A Tennessee judge faces possible reprimand after ordering that a baby's name be changed from Messiah to Martin because "'Messiah' is a title that is held only by Jesus Christ." In fact, Messiah is an increasingly popular baby name that simply reflects a narcissistic naming trend, psychologist Jean Twenge told ABC News. Twenge, who researched baby names for her book Narcissism Epidemic, said, "At one time there was the idea that you raise the child with the lesson that the world does not revolve around them and now we raise them that it does." She also noted the rise in popularity of "Prince," "Princess," and "King."
Social Media and Medical Privacy
Should physicians use social media to check on the lifestyle choices of patients? Arthur Caplan at nbcnews.com advises that people should be aware their restaurant reviews, dating site profiles, Facebook photos, and Tweets on Twitter reveal much about their habits in a public setting. Caplan, a prominent bioethicist, described a case of a young man seeking a liver transplant who claimed his drinking days were behind him, then Tweeted a photo of himself sitting in a bar consuming alcohol. One of his "followers" emailed it to the psychiatrist responsible for evaluating his suitability as a transplant candidate. Caplan said that the photo probably was enough to deny the man a spot on the transplant list. While there are not yet ethical guidelines for medical professionals and social media, a generation of physicians who grew up in the age of Facebook will be tempted to use it to inform their decisions.
What You Should Know About Casinos
Joe Carter with the Ethics and Religious Liberty Commission has summarized a report from The Council on Casinos on "Why Casinos Matter."
- Twenty-three states have commercial casinos.
- Regional casinos target local gamblers who play modern slot machines on a recurring basis.
- Modern slot machines, programmed for fast and continuous betting, can also be programmed to collect a player's credit card information, preferences, and speed of play.

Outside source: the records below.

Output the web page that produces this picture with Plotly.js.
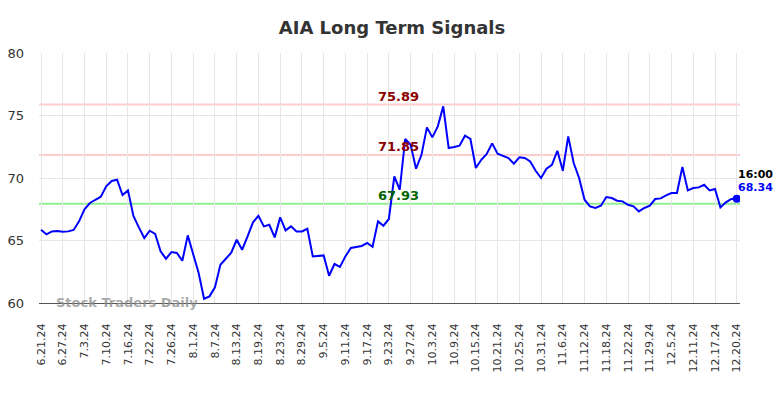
<!DOCTYPE html>
<html>
<head>
<meta charset="utf-8">
<script src="https://cdn.plot.ly/plotly-3.0.1.min.js"></script>
<style>html,body{margin:0;padding:0;background:#fff;}#chart{width:784px;height:398px;}</style>
</head>
<body>
<div id="chart"></div>
<script>
// Tick labels (every 4th data point)
const tickLabels = ["6.21.24","6.27.24","7.3.24","7.10.24","7.16.24","7.22.24","7.26.24","8.1.24","8.7.24","8.13.24","8.19.24","8.23.24","8.29.24","9.5.24","9.11.24","9.17.24","9.23.24","9.27.24","10.3.24","10.9.24","10.15.24","10.21.24","10.25.24","10.31.24","11.6.24","11.12.24","11.18.24","11.22.24","11.29.24","12.5.24","12.11.24","12.17.24","12.20.24"];
const tickStep = 4;

// Closing prices
const prices = [
65.86,65.49,65.73,65.76,65.70,65.73,65.84,66.53,67.49,68.00,
68.26,68.50,69.33,69.76,69.86,68.64,69.01,66.96,66.05,65.20,
65.78,65.52,64.13,63.54,64.08,64.00,63.38,65.41,63.90,62.40,
60.34,60.53,61.25,63.06,63.54,64.02,65.06,64.26,65.33,66.45,
66.98,66.13,66.26,65.25,66.85,65.81,66.13,65.73,65.73,65.94,
63.73,63.76,63.81,62.18,63.12,62.88,63.73,64.40,64.48,64.56,
64.80,64.50,66.53,66.18,66.72,70.13,69.06,73.12,72.66,70.74,
71.86,74.05,73.25,74.13,75.73,72.40,72.48,72.58,73.38,73.12,
70.80,71.46,71.92,72.77,71.94,71.78,71.60,71.14,71.65,71.60,
71.33,70.58,70.00,70.74,71.06,72.18,70.58,73.33,71.20,70.00,
68.26,67.73,67.60,67.78,68.48,68.40,68.18,68.13,67.86,67.73,
67.33,67.60,67.78,68.32,68.37,68.61,68.80,68.80,70.88,69.01,
69.20,69.25,69.46,69.01,69.12,67.65,68.05,68.32,68.34
];

// Signal levels
const resistanceHigh = 75.89;
const resistanceLow = 71.85;
const support = 67.93;
const lastTime = "16:00";

const xIdx = prices.map((_, i) => i);
const tickVals = tickLabels.map((_, i) => i * tickStep);
const n = prices.length;
const lastX = n - 1;
const lastY = prices[n - 1];
const annX = 65.8;

const font = "DejaVu Sans, Verdana, sans-serif";

const traces = [
  {x: xIdx, y: prices, type: 'scatter', mode: 'lines', line: {color: '#0000ff', width: 2}, hoverinfo: 'skip'},
  {x: [lastX], y: [lastY], type: 'scatter', mode: 'markers', marker: {color: '#0000ff', size: 8}, hoverinfo: 'skip'}
];

const hline = (y, color) => ({type: 'line', xref: 'paper', x0: 0, x1: 1, yref: 'y', y0: y, y1: y, line: {color: color, width: 2}, layer: 'below'});

const layout = {
  width: 784, height: 398,
  margin: {l: 39, r: 44, t: 53, b: 95},
  paper_bgcolor: '#fff', plot_bgcolor: '#fff',
  showlegend: false,
  font: {family: font, color: '#333'},
  title: {text: '<b>AIA Long Term Signals</b>', font: {family: font, size: 18, color: '#333'}, x: 0.5, xanchor: 'center', y: 0.93, yanchor: 'middle'},
  xaxis: {
    range: [-0.37, 128.6], tickvals: tickVals, ticktext: tickLabels, tickangle: -90,
    showgrid: true, gridcolor: '#e6e6e6', gridwidth: 1, zeroline: false,
    showline: true, linecolor: '#555', linewidth: 1,
    ticks: '', ticklabelstandoff: 15,
    tickfont: {family: font, size: 11, color: '#333'}
  },
  yaxis: {
    range: [60, 80], tickvals: [60, 65, 70, 75, 80],
    showgrid: true, gridcolor: '#e6e6e6', gridwidth: 1, zeroline: false,
    showline: false, ticks: '', ticklabelstandoff: 14,
    tickfont: {family: font, size: 13, color: '#333'}
  },
  shapes: [hline(resistanceHigh, '#ffcccc'), hline(resistanceLow, '#ffcccc'), hline(support, '#90ee90')],
  annotations: [
    {x: annX, y: resistanceHigh, xref: 'x', yref: 'y', text: '<b>' + resistanceHigh.toFixed(2) + '</b>', showarrow: false, yshift: 8, font: {family: font, size: 13, color: '#8b0000'}},
    {x: annX, y: resistanceLow, xref: 'x', yref: 'y', text: '<b>' + resistanceLow.toFixed(2) + '</b>', showarrow: false, yshift: 8, font: {family: font, size: 13, color: '#8b0000'}},
    {x: annX, y: support, xref: 'x', yref: 'y', text: '<b>' + support.toFixed(2) + '</b>', showarrow: false, yshift: 8, font: {family: font, size: 13, color: '#006400'}},
    {x: lastX, y: lastY, xref: 'x', yref: 'y', text: '<b>' + lastTime + '</b>', showarrow: false, xanchor: 'left', xshift: -1, yshift: 24, font: {family: font, size: 11, color: '#000'}},
    {x: lastX, y: lastY, xref: 'x', yref: 'y', text: '<b>' + lastY.toFixed(2) + '</b>', showarrow: false, xanchor: 'left', xshift: -1, yshift: 11, font: {family: font, size: 11, color: '#0000ff'}},
    {x: 0.021, y: 60, xref: 'paper', yref: 'y', text: '<b>Stock Traders Daily</b>', showarrow: false, xanchor: 'left', yanchor: 'middle', yshift: 1, font: {family: font, size: 13, color: 'rgba(140,140,140,0.75)'}}
  ]
};

Plotly.newPlot('chart', traces, layout, {staticPlot: true, displayModeBar: false});
</script>
</body>
</html>
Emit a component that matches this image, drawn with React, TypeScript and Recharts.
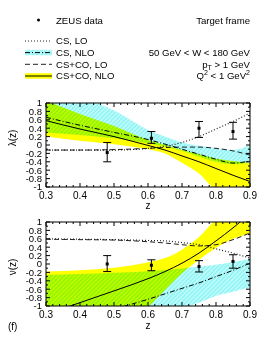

Casinos then have the capacity to program these machines to a player's style, giving enough small wins to encourage prolonged gambling.
- Problem gamblers account for 40 to 60 percent of slot machine revenues.
- People living within ten miles of a casino have twice the rate of pathological and problem gambling as those who do not.
- A study of Gamblers Anonymous members found that one-quarter have gambling-related separations or divorces.
- Reduced rates of voluntarism, civic participation, and family stability have been documented among families within fifteen miles of a casino.
- Casino patrons are disproportionately comprised of low-income workers, retirees, minorities, and the disabled.
- Casino gambling, typically legalized by states, is often regulated in ways that discriminate against other legal businesses.